Le chat, incompris et calomnié

In Pensées pour une saison – Hiver, #34.

Au cours de nombreux millénaires d’élevage, peut-être une trentaine de ceux-ci, on a transformé les gènes du psychisme de certains canidés pour en faire des chiens ; des animaux presqu’aussi intelligents que les loups, mais entièrement axés sur l’obéissance à tout ce qui présente forme humaine, et à la satisfaction des moindres caprices de leurs maîtres.

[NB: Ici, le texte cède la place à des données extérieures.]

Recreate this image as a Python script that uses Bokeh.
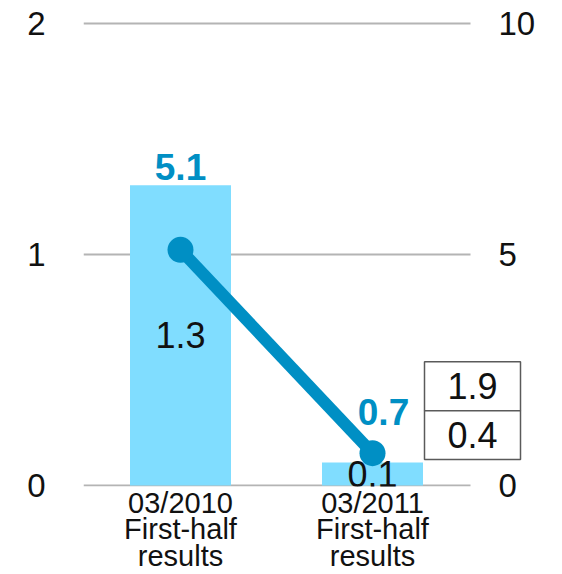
from bokeh.plotting import figure
from bokeh.models import Range1d, LinearAxis, FixedTicker, BoxAnnotation, Label
from bokeh.embed import file_html
from bokeh.resources import INLINE
from bokeh.core.properties import value

# ---------------- data ----------------
periods = ["03/2010\nFirst-half\nresults", "03/2011\nFirst-half\nresults"]
bar_values = [1.3, 0.1]          # left axis
line_values = [5.1, 0.7]         # right axis
box_values = [1.9, 0.4]          # boxed figures
left_ticks = [0, 1, 2]
right_ticks = [0, 5, 10]

# ---------------- style / layout ----------------
FONT = "Liberation Sans"
BAR_COLOR = "#80DDFF"
LINE_COLOR = "#008FC4"
GRID_COLOR = "#B4B4B4"
TEXT_COLOR = "#111111"
BOX_LINE = "#5A5A5A"

W, H = 562, 574
# pixel geometry of the reference
CAT0_PX, CAT_STEP = 180, 192        # x centre of first category, px between categories
Y0_PX, PX_PER_UNIT = 486, 231.5     # y of zero line, px per left-axis unit
FRAME_L, FRAME_R = 83, 556
FRAME_T, FRAME_B = 15, 487
GRID_L, GRID_R = 83, 470
RIGHT_LABEL_X = 498
RIGHT_SCALE = right_ticks[-1] / left_ticks[-1]

def xd(px):
    return (px - CAT0_PX) / CAT_STEP

def yd(py):
    return (Y0_PX - py) / PX_PER_UNIT

xs = list(range(len(periods)))

p = figure(width=W, height=H, output_backend="svg", toolbar_location=None,
           x_range=Range1d(xd(FRAME_L), xd(FRAME_R)),
           y_range=Range1d(yd(FRAME_B), yd(FRAME_T)),
           min_border_left=FRAME_L, min_border_right=W - FRAME_R,
           min_border_top=FRAME_T, min_border_bottom=H - FRAME_B)
p.extra_y_ranges = {"right": Range1d(yd(FRAME_B) * RIGHT_SCALE, yd(FRAME_T) * RIGHT_SCALE)}
p.outline_line_color = None
p.background_fill_color = "white"
p.border_fill_color = "white"
p.grid.visible = False

# horizontal grid lines (only across the plotting area)
p.segment(x0=[xd(GRID_L)] * len(left_ticks), x1=[xd(GRID_R)] * len(left_ticks),
          y0=left_ticks, y1=left_ticks, line_color=GRID_COLOR, line_width=2)

# x axis with multi-line category labels
xa = p.xaxis[0]
xa.ticker = FixedTicker(ticks=xs)
xa.major_label_overrides = {i: s for i, s in zip(xs, periods)}
xa.axis_line_color = None
xa.major_tick_line_color = None
xa.minor_tick_line_color = None
xa.major_tick_out = 0
xa.major_tick_in = 0
xa.major_label_standoff = 0
xa.major_label_text_font = FONT
xa.major_label_text_font_size = "29px"
xa.major_label_text_line_height = 0.83
xa.major_label_text_color = TEXT_COLOR

ya = p.yaxis[0]
ya.ticker = FixedTicker(ticks=left_ticks)
ya.axis_line_color = None
ya.major_tick_line_color = None
ya.minor_tick_line_color = None
ya.major_tick_out = 0
ya.major_tick_in = 0
ya.major_label_standoff = 38
ya.major_label_text_font = FONT
ya.major_label_text_font_size = "33px"
ya.major_label_text_color = TEXT_COLOR

ra = LinearAxis(y_range_name="right", ticker=FixedTicker(ticks=right_ticks))
ra.axis_line_color = None
ra.major_tick_line_color = None
ra.minor_tick_line_color = None
ra.major_tick_out = 0
ra.major_tick_in = 0
ra.major_label_standoff = RIGHT_LABEL_X - FRAME_R
ra.major_label_text_font = FONT
ra.major_label_text_font_size = "33px"
ra.major_label_text_color = TEXT_COLOR
p.add_layout(ra, "right")

# bars
p.vbar(x=xs, top=bar_values, width=101 / CAT_STEP, fill_color=BAR_COLOR, line_color=None)
# bar value labels (centred in bar)
p.text(x=xs, y=[v / 2 for v in bar_values], text=[f"{v:.1f}" for v in bar_values],
       text_align="center", text_baseline="middle", text_font=value(FONT),
       text_font_size="36px", text_color=TEXT_COLOR)

# line
p.line(x=xs, y=line_values, y_range_name="right", line_color=LINE_COLOR, line_width=12)
p.scatter(x=xs, y=line_values, y_range_name="right", size=26,
          fill_color=LINE_COLOR, line_color=None)
p.text(x=xs, y=line_values, y_range_name="right", text=[f"{v:.1f}" for v in line_values],
       x_offset=[0, 11], y_offset=[-83, -41],
       text_align="center", text_baseline="middle", text_font=value(FONT),
       text_font_style="bold", text_font_size="37px", text_color=LINE_COLOR)

# boxed figures
BOX_L, BOX_R = 424, 520
BOX_EDGES = [362, 411, 460]
for i, v in enumerate(box_values):
    top_px, bot_px = BOX_EDGES[i], BOX_EDGES[i + 1]
    p.add_layout(BoxAnnotation(left=xd(BOX_L), right=xd(BOX_R), top=yd(top_px), bottom=yd(bot_px),
                               fill_color="white", fill_alpha=1.0,
                               line_color=BOX_LINE, line_alpha=1.0, line_width=1.5))
    p.add_layout(Label(x=xd((BOX_L + BOX_R) / 2), y=yd((top_px + bot_px) / 2), text=f"{v:.1f}",
                       text_align="center", text_baseline="middle", text_font=FONT,
                       text_font_size="36px", text_color=TEXT_COLOR))

open("out.html", "w").write(file_html(p, INLINE))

La domestication de certains chats est plus récente, moins d’une dizaine de millénaires. Bien qu’adoucis, en quelque sorte, par leur semi-domestication, ils ont conservé leur quant-à-soi ; sans doute parce que la soumission à l’autorité n’est pas inscrite dans les gènes des petits félidés, à la différence des plus grands canidés, qui s’avèrent des animaux éminemment sociaux.

Le chat, foncièrement indépendant, est farouche, mais également gracieux, au mental comme au physique. Pour comprendre le petit félin, il faut, soi-même, se montrer capable de grand calme, et s’avérer hautement respectueux de la vie, de ses formes… Être en mesure d’apprécier, sous toutes ses facettes, un chef-d’œuvre de l’évolution. Une beauté naturelle, qui se révèle particulièrement sensible et nerveuse, mais à qui l’évolution naturelle, sur des millions d’années, a su enseigner des vertus admirables de maîtrise de soi.

Un animal puissamment sauvage donc, pourtant capable d’offrir le plus charmant des compagnons domestiques. Étonnante combinaison… à la source d’une incompréhension majeure de la part de beaucoup d’humains.

En effet, il apparaît que, de par ses qualités mêmes, le chat soit un des animaux les plus calomniés. J’ai moi-même rencontré un nombre invraisemblable de personnes déclarant, sur un ton sans appel, qu’on ne peut avoir aucun contact valorisant avec un chat… alors que le chien, par contre !… Les chats sont trop individualistes, voyez-vous, et puis… ils sont faux ! Des hypocrites, voilà !

Ce que l’on ne peut comprendre facilement, ou interpréter facilement, s’avérant, par définition, suspect, donc mauvais…

Le grand-père de l’éthologie, Konrad Lorenz [1903-1989], avait fermement réagi contre l’accusation de fausseté, éminemment ridicule, néanmoins souvent portée sur ces animaux : « Je ne vois rien, dans le comportement spécifique des chats, qui offre la moindre prise à cette notion de fausseté. Il y a peu d’animaux sur le visage desquels un observateur averti puisse lire si clairement l’humeur du moment et prévoir quelle conduite – amicale ou hostile – va suivre. » (in So kam der Mensch auf den Hund, 1950 ; tr. fr. 1970 : Tous les chiens, tous les chats).

Pour ma part, des décennies d’interaction avec des chats, de tempéraments très différents les uns des autres, me permettent de corroborer, entièrement, l’appréciation avisée du grand éthologue.